3. Email newsletters

Did you get an email from a company recently? You probably said yes. Was it appealing enough that you read anything in it? You probably had to think about that for a while. It should be evident that emails you send can be effective if they’re done in a way that your customers will want to read them.

Bulk emails can be incredibly effective when done well, because nearly everybody these days is required to check their email daily. Emails that aren't appealing, however, get discarded before even being read. If you make sure they’re planned and created really well, and you have a large audience to send them to, you will be rewarded with a massive amount of reads and clicks.

4. Search engine optimisation (SEO)

When we want to find a product or service, the first place we're likely to go to is Google. We'll search for something like "Printers nearby". Google then checks every page it has reviewed recently for the most relevant, helpful, authoritative (important and trust-worthy) webpages, then provides them as a list to the person searching.

The process of making your website show up at the top of the list of results is search engine optimisation. It requires a lot of time and effort improving the site's technical details, its content, and getting other sites to link to yours. SEO can take months and can cost a lot to get right - sometimes even more than the website itself - but it can be worth it in the long run because of the number of visitors it can bring to your site.

5. Online adverts

While SEO takes months to show real results, online ads show up immediately. But they can disappear just as quickly when your ad budget runs out. Online ads are often thought of as a short-term solution to getting visitors to your website.

Most ads are pay-per-click (PPC), meaning you only pay for the people who click on your ads, not everyone else that sees them. Ads on search engines like Google are the most well-known, however ads on social media (Facebook in particular) are also a popular option. Ads can also be useful and effective in other places like phone apps, using Google's "ad network".
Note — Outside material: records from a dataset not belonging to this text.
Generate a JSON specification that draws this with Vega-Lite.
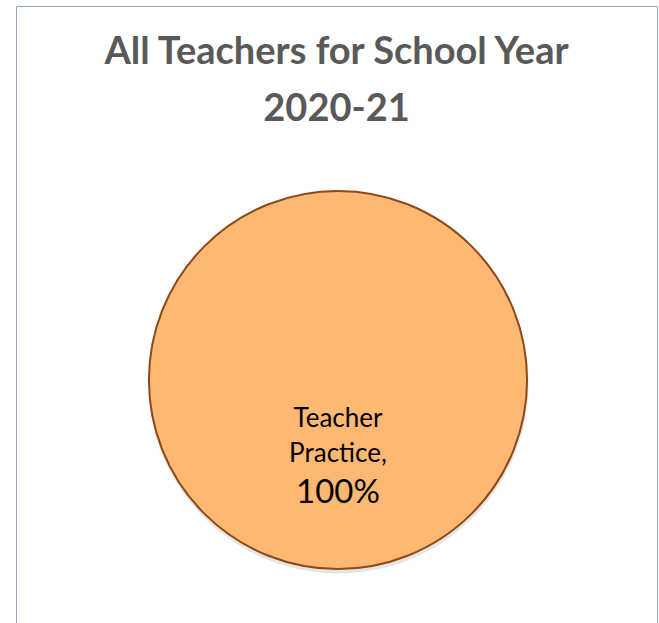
{
  "$schema": "https://vega.github.io/schema/vega-lite/v6.json",
  "autosize": {"type": "none"},
  "width": 641,
  "height": 617,
  "padding": {"left": 16, "top": 6, "right": 2, "bottom": 0},
  "background": "white",
  "view": {"stroke": "#8FA8C8", "strokeWidth": 1},
  "config": {
    "view": {"stroke": "#8FA8C8", "strokeWidth": 1},
    "font": "Lato"
  },
  "title": {
    "text": ["All Teachers for School Year", "2020-21"],
    "anchor": "middle",
    "frame": "group",
    "orient": "top",
    "baseline": "alphabetic",
    "offset": -60,
    "dy": 93,
    "lineHeight": 57,
    "font": "Lato",
    "fontSize": 38,
    "fontWeight": "bold",
    "color": "#595959"
  },
  "data": {"values": [{"category": "Teacher Practice,", "percent": "100%", "value": 100}]},
  "layer": [
    {
      "mark": {"type": "arc", "radius": 190, "fill": "#000000", "fillOpacity": 0.1, "xOffset": 2, "yOffset": 69},
      "encoding": {"theta": {"field": "value", "type": "quantitative"}}
    },
    {
      "mark": {"type": "arc", "radius": 189, "fill": "#FDB874", "stroke": "#8B4A16", "strokeWidth": 2, "xOffset": 1.5, "yOffset": 65.5},
      "encoding": {"theta": {"field": "value", "type": "quantitative"}}
    },
    {
      "mark": {"type": "text", "lineBreak": " ", "fontSize": 26, "lineHeight": 35, "color": "#000000", "align": "center", "baseline": "alphabetic", "xOffset": 1.5, "yOffset": 112.5},
      "encoding": {"text": {"field": "category"}}
    },
    {
      "mark": {"type": "text", "fontSize": 33, "color": "#000000", "align": "center", "baseline": "alphabetic", "xOffset": 1.5, "yOffset": 188.5},
      "encoding": {"text": {"field": "percent"}}
    }
  ]
}
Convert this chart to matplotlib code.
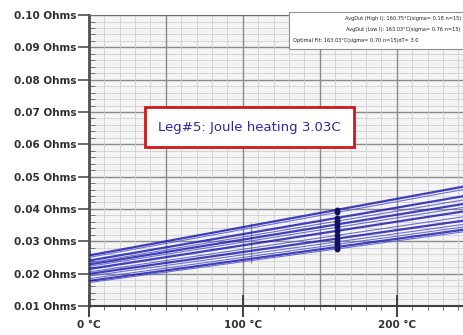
import numpy as np
import matplotlib.pyplot as plt
from matplotlib.ticker import MultipleLocator, FuncFormatter

# resistance of each leg at 0 C and at the measured point (161 C)
r_at_0 = [0.0256, 0.0250, 0.0240, 0.0233, 0.0228, 0.0222, 0.0214, 0.0205, 0.0199, 0.0192, 0.0184, 0.0177, 0.0172]
r_at_161 = [0.0397, 0.0389, 0.0372, 0.0362, 0.0352, 0.0343, 0.0332, 0.0318, 0.0308, 0.0298, 0.0290, 0.0282, 0.0276]
line_weight = [1.6, 0.8, 1.6, 0.8, 1.6, 0.8, 1.6, 0.8, 1.6, 0.8, 0.8, 1.6, 0.8]
t_meas = 161
t_err = 105
err_span = [0.0233, 0.0357]

legend_lines = ["AvgDut (High I): 160.75°C(sigma= 0.18 n=15)",
                "AvgDut (Low I): 163.03°C(sigma= 0.76 n=15)",
                "Optimal Fit: 163.03°C(sigma= 0.70 n=15)dT= 3.0"]
note = "Leg#5: Joule heating 3.03C"

fig = plt.figure(figsize=(4.63, 3.35), dpi=100)
ax = fig.add_axes([0.192, 0.087, 0.808, 0.868])
ax.set_facecolor('#f4f4f4')

t = np.array([0, 250])
for r0, r1, lw in zip(r_at_0, r_at_161, line_weight):
    slope = (r1 - r0) / t_meas
    ax.plot(t, r0 + slope * t, color='#2020b0' if lw > 1 else '#5a5ad0',
            lw=lw, alpha=0.85, zorder=3)
    ax.plot([t_meas], [r1], 'o', color='#101060', ms=3.2, zorder=4)

ax.vlines(t_err, err_span[0], err_span[1], color='#8080a0', lw=0.8, zorder=2)

ax.set_xlim(0, 243)
ax.set_ylim(0.01, 0.10)
ax.xaxis.set_major_locator(MultipleLocator(100))
ax.xaxis.set_minor_locator(MultipleLocator(10))
ax.yaxis.set_major_locator(MultipleLocator(0.01))
ax.yaxis.set_minor_locator(MultipleLocator(0.002))
ax.xaxis.set_major_formatter(FuncFormatter(lambda v, p: f"{v:.0f} °C"))
ax.yaxis.set_major_formatter(FuncFormatter(lambda v, p: f"{v:.2f} Ohms"))

# grid: heavy lines every 0.01 / 50 C, light ones in between
for y in np.arange(0.01, 0.1001, 0.002):
    major = abs(round(y / 0.01) * 0.01 - y) < 1e-6
    ax.axhline(y, color='#8a8a8a' if major else '#d0d0d0', lw=1.0 if major else 0.6, zorder=1)
for x in range(0, 250, 10):
    major = x % 50 == 0
    ax.axvline(x, color='#8a8a8a' if major else '#d0d0d0', lw=1.0 if major else 0.6, zorder=1)

ax.spines['right'].set_visible(False)
ax.spines['top'].set_color('#707070')
ax.spines['left'].set_color('#505050')
ax.spines['left'].set_linewidth(2.0)
ax.spines['bottom'].set_color('#404040')
ax.spines['bottom'].set_linewidth(1.5)

ax.tick_params(axis='y', which='major', direction='out', length=8, width=1.2,
               color='#505050', labelsize=7.5, labelcolor='#303030', pad=1)
ax.tick_params(axis='y', which='minor', direction='in', length=4, color='#606060')
ax.tick_params(axis='x', which='major', direction='inout', length=16, width=1.4,
               color='#404040', labelsize=7.5, labelcolor='#303030', pad=2)
ax.tick_params(axis='x', which='minor', direction='out', length=3, color='#505050')
for lab in ax.get_xticklabels() + ax.get_yticklabels():
    lab.set_fontweight('bold')

ax.text(0.43, 0.615, note, transform=ax.transAxes, fontsize=9.5, color='#2a2aa8',
        va='center', ha='center', zorder=6,
        bbox=dict(boxstyle='square,pad=1.0', fc='white', ec='#d01818', lw=2))

# small fit summary box in the top right corner
fig.patches.append(plt.Rectangle((0.625, 0.855), 0.375, 0.108, transform=fig.transFigure,
                                 fc='white', ec='#909090', lw=0.8, zorder=5))
for i, s in enumerate(legend_lines):
    fig.text(0.995 if i < 2 else 0.632, 0.945 - i * 0.033, s, fontsize=3.6,
             ha='right' if i < 2 else 'left', va='center', color='#202020', zorder=6)

fig.savefig('out.png', dpi=100)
6. Conversion rate optimisation (CRO)

Getting hoards of people to visit your website is fantastic, but it's pointless if your website doesn't turn the visitors into customers - or customers into repeat buyers! Assuming your website has a particular purpose, each time someone achieves a website goal (such as filling in the contact form), we say they're being "converted". Your website's conversion rate is therefore how successful it is at fulfilling its purpose.

It's difficult to achieve a truly excellent conversion rate when a website is first designed, so it's important to have someone continually monitoring the website for ways to improve conversion rate.

7. Analytics (measuring success)

It's probably obvious that measuring how people interact with your website can tell you which parts are doing well, and which parts need improvement. What isn't obvious at all - even for experts! - is which metrics (the things we measure) to use and for what purpose.

A very popular metric, for instance, is bounce rate: The percentage of people who leave the site without visiting any pages other than the one they arrived on. A lot of bounces is clearly bad, but that metric alone doesn't tell you how much better or worse your site is doing than it should be, or even what to change to improve it. Having a skilled professional review your website metrics regularly helps you learn what can be improved and which changes will make the biggest impact.

Not sure you can afford all this?

We hear you; it's a lot! But here's the thing; adding these features should make you more money than they cost. If they didn’t, there wouldn't be any point in adding them!

You don't need to have all of these right away though; select the ones that will give you the best value-for-money - it depends on what your business does, and your market - and start with them. For instance, when you purchase your website, make sure some ads are included to bring traffic to it, and social media or email newsletters if you already have a list of customers’ email addresses.

If you feel like you can only afford a website, consider either doing some of these yourself - make sure you spend enough time learning them - such as social media. We're not suggesting you can do it as well as a social media expert (they have a million ways to make social media really successful), but a little effort can go a long way to start with.

If that’s not an option, consider spending less on your website to afford more of the other services. There’s always a more affordable way to make a website, but a cheaper website will always be simpler. A great website agency will be honest and tell you that; we want you to achieve as much success as possible!